Reproduce exactly and only the lines running from the one with "Generate a component" through the one with "import * as echarts from 'echarts';", both end lines included.
+-------+
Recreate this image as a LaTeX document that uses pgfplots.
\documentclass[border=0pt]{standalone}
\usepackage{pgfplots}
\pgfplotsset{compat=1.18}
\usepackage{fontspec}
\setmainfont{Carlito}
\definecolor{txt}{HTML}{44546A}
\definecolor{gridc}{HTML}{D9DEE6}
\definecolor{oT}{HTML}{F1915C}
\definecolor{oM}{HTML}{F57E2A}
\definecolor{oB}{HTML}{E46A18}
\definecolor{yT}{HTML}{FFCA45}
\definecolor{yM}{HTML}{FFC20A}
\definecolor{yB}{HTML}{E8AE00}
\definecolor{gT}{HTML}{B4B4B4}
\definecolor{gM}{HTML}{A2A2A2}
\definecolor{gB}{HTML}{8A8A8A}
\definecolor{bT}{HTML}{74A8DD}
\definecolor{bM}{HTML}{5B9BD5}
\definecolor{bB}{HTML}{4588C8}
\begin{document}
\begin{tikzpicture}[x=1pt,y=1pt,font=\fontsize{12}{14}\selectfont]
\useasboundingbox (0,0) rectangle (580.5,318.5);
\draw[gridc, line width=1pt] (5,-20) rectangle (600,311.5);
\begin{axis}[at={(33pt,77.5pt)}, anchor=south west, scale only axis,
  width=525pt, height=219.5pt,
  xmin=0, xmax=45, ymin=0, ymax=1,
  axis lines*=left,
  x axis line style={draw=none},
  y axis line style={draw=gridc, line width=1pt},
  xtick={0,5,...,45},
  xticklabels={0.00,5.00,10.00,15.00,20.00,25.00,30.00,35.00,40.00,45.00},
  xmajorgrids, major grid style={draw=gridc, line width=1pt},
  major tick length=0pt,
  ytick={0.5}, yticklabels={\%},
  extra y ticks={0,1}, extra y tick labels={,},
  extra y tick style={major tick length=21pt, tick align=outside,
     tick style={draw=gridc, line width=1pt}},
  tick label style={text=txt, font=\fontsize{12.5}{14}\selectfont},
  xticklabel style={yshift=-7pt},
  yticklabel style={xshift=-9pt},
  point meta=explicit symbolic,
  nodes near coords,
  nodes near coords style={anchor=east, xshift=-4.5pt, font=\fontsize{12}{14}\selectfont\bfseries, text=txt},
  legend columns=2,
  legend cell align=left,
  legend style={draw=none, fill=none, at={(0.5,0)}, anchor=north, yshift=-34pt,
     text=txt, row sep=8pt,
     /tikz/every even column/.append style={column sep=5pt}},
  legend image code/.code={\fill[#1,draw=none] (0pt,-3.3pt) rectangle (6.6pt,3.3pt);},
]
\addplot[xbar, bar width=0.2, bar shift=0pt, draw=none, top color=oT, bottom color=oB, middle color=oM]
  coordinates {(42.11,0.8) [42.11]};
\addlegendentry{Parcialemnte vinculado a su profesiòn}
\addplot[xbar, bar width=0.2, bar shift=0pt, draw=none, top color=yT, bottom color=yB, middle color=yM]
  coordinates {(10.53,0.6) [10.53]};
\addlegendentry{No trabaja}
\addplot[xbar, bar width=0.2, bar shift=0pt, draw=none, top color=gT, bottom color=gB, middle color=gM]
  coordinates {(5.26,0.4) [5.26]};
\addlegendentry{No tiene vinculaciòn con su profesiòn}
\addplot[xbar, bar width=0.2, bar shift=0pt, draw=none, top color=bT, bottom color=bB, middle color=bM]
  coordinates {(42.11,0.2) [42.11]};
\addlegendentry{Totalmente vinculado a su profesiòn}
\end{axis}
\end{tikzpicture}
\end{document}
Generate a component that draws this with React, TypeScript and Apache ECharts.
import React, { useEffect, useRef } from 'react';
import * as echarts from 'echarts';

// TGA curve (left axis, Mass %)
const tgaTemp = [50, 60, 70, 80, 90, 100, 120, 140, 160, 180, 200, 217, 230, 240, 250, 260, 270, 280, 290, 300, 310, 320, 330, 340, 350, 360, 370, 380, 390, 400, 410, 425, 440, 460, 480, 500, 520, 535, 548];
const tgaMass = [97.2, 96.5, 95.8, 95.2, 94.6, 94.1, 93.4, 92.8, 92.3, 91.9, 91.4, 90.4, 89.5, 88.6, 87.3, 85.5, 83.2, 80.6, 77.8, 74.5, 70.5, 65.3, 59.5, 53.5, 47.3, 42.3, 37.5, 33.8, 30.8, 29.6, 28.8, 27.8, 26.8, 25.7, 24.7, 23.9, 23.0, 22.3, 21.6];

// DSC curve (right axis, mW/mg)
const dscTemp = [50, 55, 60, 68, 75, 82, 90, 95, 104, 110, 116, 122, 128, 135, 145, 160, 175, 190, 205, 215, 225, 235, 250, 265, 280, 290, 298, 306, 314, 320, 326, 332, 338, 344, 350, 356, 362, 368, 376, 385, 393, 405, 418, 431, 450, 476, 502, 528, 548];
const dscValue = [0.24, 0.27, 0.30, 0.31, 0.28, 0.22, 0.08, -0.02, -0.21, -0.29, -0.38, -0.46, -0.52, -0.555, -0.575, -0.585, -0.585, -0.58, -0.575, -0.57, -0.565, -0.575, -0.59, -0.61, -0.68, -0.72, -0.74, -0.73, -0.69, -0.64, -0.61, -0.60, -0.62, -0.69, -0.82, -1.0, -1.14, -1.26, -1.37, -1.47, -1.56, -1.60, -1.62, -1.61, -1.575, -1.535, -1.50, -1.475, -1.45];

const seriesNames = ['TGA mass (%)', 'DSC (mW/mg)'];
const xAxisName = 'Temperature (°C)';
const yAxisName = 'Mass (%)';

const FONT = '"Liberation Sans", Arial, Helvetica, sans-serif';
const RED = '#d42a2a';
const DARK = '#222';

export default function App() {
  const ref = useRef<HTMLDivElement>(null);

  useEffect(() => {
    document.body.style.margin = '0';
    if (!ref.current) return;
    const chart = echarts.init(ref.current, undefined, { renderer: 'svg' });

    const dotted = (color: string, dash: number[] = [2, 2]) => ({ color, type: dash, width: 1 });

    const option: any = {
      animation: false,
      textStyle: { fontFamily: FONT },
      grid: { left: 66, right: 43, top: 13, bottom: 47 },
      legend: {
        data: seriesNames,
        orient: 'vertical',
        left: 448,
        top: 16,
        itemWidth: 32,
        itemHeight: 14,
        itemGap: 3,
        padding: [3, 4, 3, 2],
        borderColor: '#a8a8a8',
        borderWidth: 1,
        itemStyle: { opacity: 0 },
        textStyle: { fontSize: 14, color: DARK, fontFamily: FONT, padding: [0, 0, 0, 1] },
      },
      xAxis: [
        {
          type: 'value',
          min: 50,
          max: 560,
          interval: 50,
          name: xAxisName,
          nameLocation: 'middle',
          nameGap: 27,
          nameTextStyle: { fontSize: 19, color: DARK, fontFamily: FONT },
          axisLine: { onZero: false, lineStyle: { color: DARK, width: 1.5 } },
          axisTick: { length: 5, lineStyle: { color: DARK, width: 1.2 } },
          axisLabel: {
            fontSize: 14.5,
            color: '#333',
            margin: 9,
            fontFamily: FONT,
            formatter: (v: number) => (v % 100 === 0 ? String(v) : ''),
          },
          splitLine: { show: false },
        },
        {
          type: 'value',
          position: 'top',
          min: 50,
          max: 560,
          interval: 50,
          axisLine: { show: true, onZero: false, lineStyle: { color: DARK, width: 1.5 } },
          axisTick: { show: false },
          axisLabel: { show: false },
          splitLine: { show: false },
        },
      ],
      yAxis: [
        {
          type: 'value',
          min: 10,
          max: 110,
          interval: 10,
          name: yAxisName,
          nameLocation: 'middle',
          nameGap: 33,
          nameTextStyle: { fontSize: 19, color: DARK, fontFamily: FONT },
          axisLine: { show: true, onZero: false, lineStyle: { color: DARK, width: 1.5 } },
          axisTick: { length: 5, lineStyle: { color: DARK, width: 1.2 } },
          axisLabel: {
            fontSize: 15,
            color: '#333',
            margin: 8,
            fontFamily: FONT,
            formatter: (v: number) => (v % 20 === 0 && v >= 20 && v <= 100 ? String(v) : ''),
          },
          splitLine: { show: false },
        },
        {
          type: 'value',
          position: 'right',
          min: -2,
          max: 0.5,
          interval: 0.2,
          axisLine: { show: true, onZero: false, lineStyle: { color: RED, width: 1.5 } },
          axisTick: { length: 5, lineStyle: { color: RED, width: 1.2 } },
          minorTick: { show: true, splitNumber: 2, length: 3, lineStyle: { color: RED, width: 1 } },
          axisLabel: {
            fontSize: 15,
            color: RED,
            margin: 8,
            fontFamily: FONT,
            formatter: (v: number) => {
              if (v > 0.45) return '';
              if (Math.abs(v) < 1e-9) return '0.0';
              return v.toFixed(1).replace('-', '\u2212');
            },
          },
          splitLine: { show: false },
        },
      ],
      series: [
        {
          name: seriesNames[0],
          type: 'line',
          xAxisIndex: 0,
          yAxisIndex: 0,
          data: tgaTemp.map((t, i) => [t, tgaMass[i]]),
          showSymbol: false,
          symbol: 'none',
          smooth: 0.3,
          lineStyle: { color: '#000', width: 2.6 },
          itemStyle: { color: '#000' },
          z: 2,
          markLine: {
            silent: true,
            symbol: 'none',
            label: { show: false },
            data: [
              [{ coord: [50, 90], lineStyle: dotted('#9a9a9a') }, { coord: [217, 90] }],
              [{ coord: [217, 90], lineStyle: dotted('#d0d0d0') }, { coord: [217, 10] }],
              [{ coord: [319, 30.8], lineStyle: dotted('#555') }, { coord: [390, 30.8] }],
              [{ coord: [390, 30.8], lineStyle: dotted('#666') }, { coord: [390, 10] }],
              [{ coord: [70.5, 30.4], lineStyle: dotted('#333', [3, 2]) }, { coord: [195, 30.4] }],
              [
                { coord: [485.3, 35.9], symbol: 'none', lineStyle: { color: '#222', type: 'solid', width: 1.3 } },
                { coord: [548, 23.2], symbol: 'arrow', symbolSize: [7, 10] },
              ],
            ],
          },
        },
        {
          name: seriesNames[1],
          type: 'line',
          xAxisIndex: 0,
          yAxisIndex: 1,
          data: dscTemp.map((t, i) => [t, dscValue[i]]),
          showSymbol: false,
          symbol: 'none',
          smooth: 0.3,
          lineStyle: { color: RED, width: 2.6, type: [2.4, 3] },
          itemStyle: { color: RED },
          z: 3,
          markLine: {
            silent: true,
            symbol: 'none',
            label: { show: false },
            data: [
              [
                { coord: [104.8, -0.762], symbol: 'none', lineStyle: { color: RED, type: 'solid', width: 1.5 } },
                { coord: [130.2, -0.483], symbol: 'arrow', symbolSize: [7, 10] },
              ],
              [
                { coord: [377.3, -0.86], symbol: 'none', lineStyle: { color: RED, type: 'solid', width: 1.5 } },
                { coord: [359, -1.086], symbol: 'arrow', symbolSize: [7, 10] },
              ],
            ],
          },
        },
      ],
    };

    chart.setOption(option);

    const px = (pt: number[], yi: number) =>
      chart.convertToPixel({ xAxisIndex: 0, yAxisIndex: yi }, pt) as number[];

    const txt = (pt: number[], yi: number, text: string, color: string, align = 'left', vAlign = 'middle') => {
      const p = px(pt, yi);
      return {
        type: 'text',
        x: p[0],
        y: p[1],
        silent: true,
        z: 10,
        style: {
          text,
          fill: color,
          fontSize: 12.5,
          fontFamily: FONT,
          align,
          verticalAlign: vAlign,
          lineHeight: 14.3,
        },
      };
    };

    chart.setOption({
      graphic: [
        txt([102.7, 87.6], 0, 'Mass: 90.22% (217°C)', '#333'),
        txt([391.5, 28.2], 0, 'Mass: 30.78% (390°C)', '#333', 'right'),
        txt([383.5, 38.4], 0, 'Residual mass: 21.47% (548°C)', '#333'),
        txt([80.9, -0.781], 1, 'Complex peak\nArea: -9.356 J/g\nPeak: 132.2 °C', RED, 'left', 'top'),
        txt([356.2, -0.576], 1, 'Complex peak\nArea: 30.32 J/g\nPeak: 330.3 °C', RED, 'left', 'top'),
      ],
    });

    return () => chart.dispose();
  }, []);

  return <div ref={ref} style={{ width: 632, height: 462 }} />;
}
+-------+
▸ **Complete answer**
Generate a component that draws this with React, TypeScript and Apache ECharts.
import React, { useEffect, useRef } from 'react';
import * as echarts from 'echarts';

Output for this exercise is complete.